Tourism With a Local Edge

Wat Opot and Phter Koma have been the tip of the iceberg of our holiday so far.  I am traveling with a nursing friend who left Alice Springs a few years ago, who I’ll call Caz and the sister of my neighbour, who I’ll call Kelly.  Kelly’s 8yo son “Caleb” is with us so we must look like a mixed bag getting around together.  The reason I have time to blog right now, is that they have traveled to Siem Reap a day earlier than me so that I could do a couple more jobs in Kampong Cham before following on today.

We traveled all day Saturday from Takeo Province south of Phnom Penh, to Kampong Cham north-east of Phnom Penh.  A meal stop in Skun elicited excitement as Caz and Caleb ate fried spider.  That night we sat above the much loved Bamboo Bridge watching the world go by before making our way to Night Market for an al fresco dinner.  On Sunday Caz and I left Kelly and Caleb behind and took a dusty road out of town with “Tuk Tuk Dan”.  Our first stop was to John and Sara’s little wooden hut, which I always liken to a Cambodian “Little House on the Prairie”.  As it came into view I pointed to the little concrete outhouse as “one of the toilets I built”, much to Caz’s amusement.

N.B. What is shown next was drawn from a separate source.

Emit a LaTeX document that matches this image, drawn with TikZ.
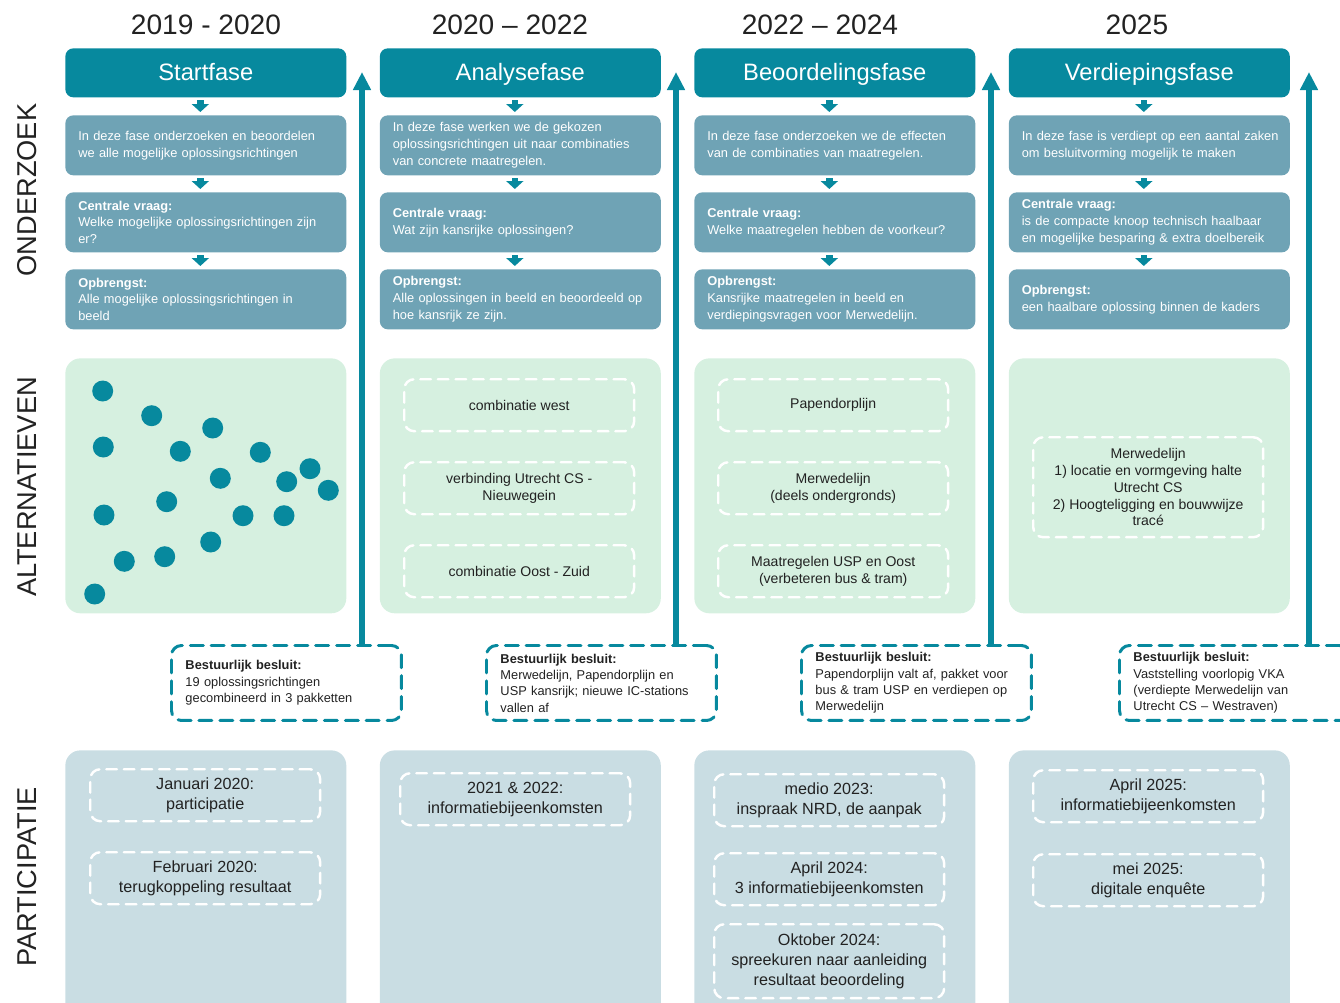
\documentclass[tikz,border=0pt]{standalone}
\usepackage{fontspec}
\setmainfont{Liberation Sans}
\usepackage{tikz}
\usetikzlibrary{arrows.meta}
\definecolor{pteal}{HTML}{07899E}
\definecolor{pblue}{HTML}{6FA3B5}
\definecolor{pmint}{HTML}{D6F0E0}
\definecolor{pgrey}{HTML}{C9DDE3}
\definecolor{ptext}{HTML}{222222}

\begin{document}
\begin{tikzpicture}[line cap=round,line join=round,x=0.02cm,y=-0.02cm,
fasebox/.style={fill=pteal,rounded corners=0.16cm,minimum width=5.62cm,
 minimum height=0.98cm,anchor=north west,text=white,
 text height=1.08em,text depth=0.2em,
 font=\fontsize{13.5pt}{16pt}\selectfont},
infobox/.style={fill=pblue,rounded corners=0.16cm,text width=5.1cm,
 inner xsep=0.26cm,minimum height=1.2cm,anchor=north west,align=left,
 text=white,font=\fontsize{7.3pt}{9.6pt}\selectfont},
altbox/.style={fill=pmint,rounded corners=0.3cm,minimum width=5.62cm,
 minimum height=5.1cm,anchor=north west},
partbox/.style={fill=pgrey,rounded corners=0.3cm,minimum width=5.62cm,
 minimum height=5.4cm,anchor=north west},
witbox/.style={draw=white,line width=1.4pt,dash pattern=on 6pt off 4pt,
 rounded corners=0.2cm,minimum width=4.6cm,minimum height=1.04cm,
 anchor=north west,align=center,text=ptext,
 font=\fontsize{8pt}{9.6pt}\selectfont},
partwit/.style={witbox,font=\fontsize{9.2pt}{11.3pt}\selectfont},
besluitbox/.style={draw=pteal,line width=1.7pt,dash pattern=on 7.4pt off 4.5pt,
 rounded corners=0.2cm,text width=4.04cm,inner xsep=0.28cm,
 minimum height=1.5cm,anchor=north west,align=left,text=ptext,
 font=\fontsize{7.3pt}{9.3pt}\selectfont},
downarr/.style={draw=pteal,line width=0.13cm,line cap=butt,
 -{Triangle[width=0.34cm,length=0.16cm]},shorten <=0.05cm,shorten >=0.06cm},
uparr/.style={draw=pteal,line width=0.11cm,line cap=butt,
 -{Triangle[width=0.34cm,length=0.36cm]}},
jaar/.style={text=ptext,font=\fontsize{16pt}{18pt}\selectfont},
rij/.style={rotate=90,text=ptext,font=\fontsize{15.5pt}{18pt}\selectfont}]
\useasboundingbox (0,0) rectangle (1340,1002);
\clip (0,0) rectangle (1340,1002);
% jaren en rijen
\node[jaar] (y1) at (206,25) {2019 - 2020};
\node[jaar] (y2) at (510,25) {2020 – 2022};
\node[jaar] (y3) at (820,25) {2022 – 2024};
\node[jaar] (y4) at (1137,25) {2025};
\node[rij] (r1) at (27,190) {ONDERZOEK};
\node[rij] (r2) at (27,487) {ALTERNATIEVEN};
\node[rij] (r3) at (27,877) {PARTICIPATIE};
% fasen
\node[fasebox] (h1) at (65,48) {Startfase};
\node[fasebox] (h2) at (379.5,48) {Analysefase};
\node[fasebox] (h3) at (694,48) {Beoordelingsfase};
\node[fasebox] (h4) at (1008.5,48) {Verdiepingsfase};
% onderzoek
\node[infobox] (a1) at (65,115) {In deze fase onderzoeken en beoordelen\\
we alle mogelijke oplossingsrichtingen};
\node[infobox] (c1) at (65,192) {\textbf{Centrale vraag:}\\
Welke mogelijke oplossingsrichtingen zijn\\ er?};
\node[infobox] (o1) at (65,269) {\textbf{Opbrengst:}\\
Alle mogelijke oplossingsrichtingen in\\ beeld};
\node[infobox] (a2) at (379.5,115) {In deze fase werken we de gekozen\\
oplossingsrichtingen uit naar combinaties\\ van concrete maatregelen.};
\node[infobox] (c2) at (379.5,192) {\textbf{Centrale vraag:}\\
Wat zijn kansrijke oplossingen?};
\node[infobox] (o2) at (379.5,269) {\textbf{Opbrengst:}\\
Alle oplossingen in beeld en beoordeeld op\\ hoe kansrijk ze zijn.};
\node[infobox] (a3) at (694,115) {In deze fase onderzoeken we de effecten\\
van de combinaties van maatregelen.};
\node[infobox] (c3) at (694,192) {\textbf{Centrale vraag:}\\
Welke maatregelen hebben de voorkeur?};
\node[infobox] (o3) at (694,269) {\textbf{Opbrengst:}\\
Kansrijke maatregelen in beeld en\\ verdiepingsvragen voor Merwedelijn.};
\node[infobox] (a4) at (1008.5,115) {\mbox{In deze fase is verdiept op een aantal zaken}\\
om besluitvorming mogelijk te maken};
\node[infobox] (c4) at (1008.5,192) {\textbf{Centrale vraag:}\\
is de compacte knoop technisch haalbaar\\ en mogelijke besparing \& extra doelbereik};
\node[infobox] (o4) at (1008.5,269) {\textbf{Opbrengst:}\\
een haalbare oplossing binnen de kaders};
\foreach \i in {1,...,4} {
\draw[downarr] ([xshift=-0.11cm]h\i.south) -- ([xshift=-0.11cm]a\i.north);
\draw[downarr] ([xshift=-0.11cm]a\i.south) -- ([xshift=-0.11cm]c\i.north);
\draw[downarr] ([xshift=-0.11cm]c\i.south) -- ([xshift=-0.11cm]o\i.north);
}
% alternatieven
\node[altbox] (alt1) at (65,358) {};
\node[altbox] (alt2) at (379.5,358) {};
\node[altbox] (alt3) at (694,358) {};
\node[altbox] (alt4) at (1008.5,358) {};
\foreach \x/\y in {102.7/391,151.7/415.7,212.7/428,103.3/447,180.3/451.3,
260.3/452.3,220.3/478.3,310/468.7,286.7/481.7,328.3/490.3,166.7/501.7,
104/515,243/515.7,284/515.7,210.7/542,124.3/561.3,164.7/556.7,94.7/594}
\fill[pteal] (\x,\y) circle (0.21cm);
\node[witbox] (w21) at (403,378) {combinatie west};
\node[witbox] (w22) at (403,461) {verbinding Utrecht CS -\\ Nieuwegein};
\node[witbox] (w23) at (403,544) {combinatie Oost - Zuid};
\node[witbox] (w31) at (717,378) {Papendorplijn};
\node[witbox] (w32) at (717,461) {Merwedelijn\\ (deels ondergronds)};
\node[witbox] (w33) at (717,544) {Maatregelen USP en Oost\\ (verbeteren bus \& tram)};
\node[witbox,minimum height=2cm] (w41) at (1032,436) {Merwedelijn\\
1) locatie en vormgeving halte\\ Utrecht CS\\ 2) Hoogteligging en bouwwijze\\ tracé};
% besluiten
\node[besluitbox] (b1) at (170,644) {\textbf{Bestuurlijk besluit:}\\
19 oplossingsrichtingen\\ gecombineerd in 3 pakketten};
\node[besluitbox] (b2) at (485,644) {\textbf{Bestuurlijk besluit:}\\
Merwedelijn, Papendorplijn en\\ USP kansrijk; nieuwe IC-stations\\ vallen af};
\node[besluitbox] (b3) at (800,644) {\textbf{Bestuurlijk besluit:}\\
Papendorplijn valt af, pakket voor\\ bus \& tram USP en verdiepen op\\ Merwedelijn};
\node[besluitbox] (b4) at (1118,644) {\textbf{Bestuurlijk besluit:}\\
Vaststelling voorlopig VKA\\ (verdiepte Merwedelijn van\\ Utrecht CS – Westraven)};
\foreach \i/\x in {1/362,2/676,3/991,4/1309} {
\coordinate (t\i) at (\x,72);
\draw[uparr] (b\i.north -| t\i) -- (t\i);
}
% participatie
\node[partbox] (p1) at (65,750) {};
\node[partbox] (p2) at (379.5,750) {};
\node[partbox] (p3) at (694,750) {};
\node[partbox] (p4) at (1008.5,750) {};
\node[partwit] (q11) at (89,768) {Januari 2020:\\ participatie};
\node[partwit] (q12) at (89,851) {Februari 2020:\\ terugkoppeling resultaat};
\node[partwit] (q21) at (399,772) {2021 \& 2022:\\ informatiebijeenkomsten};
\node[partwit] (q31) at (713,773) {medio 2023:\\ inspraak NRD, de aanpak};
\node[partwit] (q32) at (713,852) {April 2024:\\ 3 informatiebijeenkomsten};
\node[partwit,minimum height=1.48cm] (q33) at (713,923) {Oktober 2024:\\
spreekuren naar aanleiding\\ resultaat beoordeling};
\node[partwit] (q41) at (1032,769) {April 2025:\\ informatiebijeenkomsten};
\node[partwit] (q42) at (1032,853) {mei 2025:\\ digitale enquête};
\end{tikzpicture}
\end{document}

Pulling up at the ramshackle gate, the two older children appeared in the doorway before six year old big sister returned lumbering her c.18mo baby sister.  The children explained via Dan that Mum and Dad had traveled to town to have the wheel pump machine fixed.  This orange punp is a common sight in front yards of rural Cambodia where for abut 2c you can have your bicycle or moto wheels filled with air.  Handicap International supplied it to John as an income generating option.  His wife Sara is the young mother who proposed to “make a business” with me via my purchasing a cow which they might use for breeding before returning it to me once the calf comes along.  I have received enough support from friends and family that this is going to be possible, but need time to work out the logistics of actually purchasing a cow in a country where I neither understand why you’d really want a cow (certainly not for the milk and apparently as a work animal), or how to purchase a healthy animal.  There are various options and I’ll talk about it once we start making it happen.

We left the children and continued on our way towards little Dara’s village, where there was much excitement as we turned into the dusty front yard of their bamboo hut.  After time catching up with everyone, including Caz pulling a bottle of bubbles from her bottomless bag of all-things-useful, we piled back into the tuk tuk with Dara, grandma and 16yo big sister, for a treat visit to Phnom Wat Hanchay, also known as the Fruit Temple, a large hillside complex famous for it’s large statues of animals and fruit, about 25km north of Kampong Cham.  It was my way of meeting my obligation to Dara after promising last time I saw him, that “next time” he could come with me.  Wat Hanchay is in the general vicinity of Paula’s village, so we made a detour to visit her where Caz got to meet the healthy young woman behind the amazing story.  The family were keen to host and feed me despite our impromptu visit, which is exactly why I prefer to “pop in” as a friend would do, to try and avoid too much fuss or expense.  I always love visiting them and this time we stayed on the roadside directly opposite the mosque, as various villagers congregated around us to listen in.

Limping around on his prosthesis, Dara loved the Fruit Temple and climbed onto various statues, telling me the names of things in Khmer as I told him their English names.  After a meal of fried rice and sugar cane juice at one of the open air restaurants on the hillside, he forced himself awake in the tuk tuk en route home by singing, learning some 1950s-style hand-dancing from us, staring or smiling shyly and then closer to home, tickling me wildly.  Caz and I had purchased a 25c strip of checked kramar material each from a vendor driving past us in the opposite direction on a rural track, to cover our faces from the dust.  Grandma tried to teach us how to wrap them around our heads with much hilarity from all sides.  She seemed to enjoy the day more than anyone after living for 70+ years within spitting distance of this famous temple which she had never had the opportunity to visit.


There is more to come, mainly about how I spent yesterday at Joe’s village.  He passed away a few weeks ago and I spent a few hours with his daughters and other family, which deserves a blog post to itself.  Meanwhile I have a breakfast date before jumping on the bus to Siem Reap so I will catch up at another time.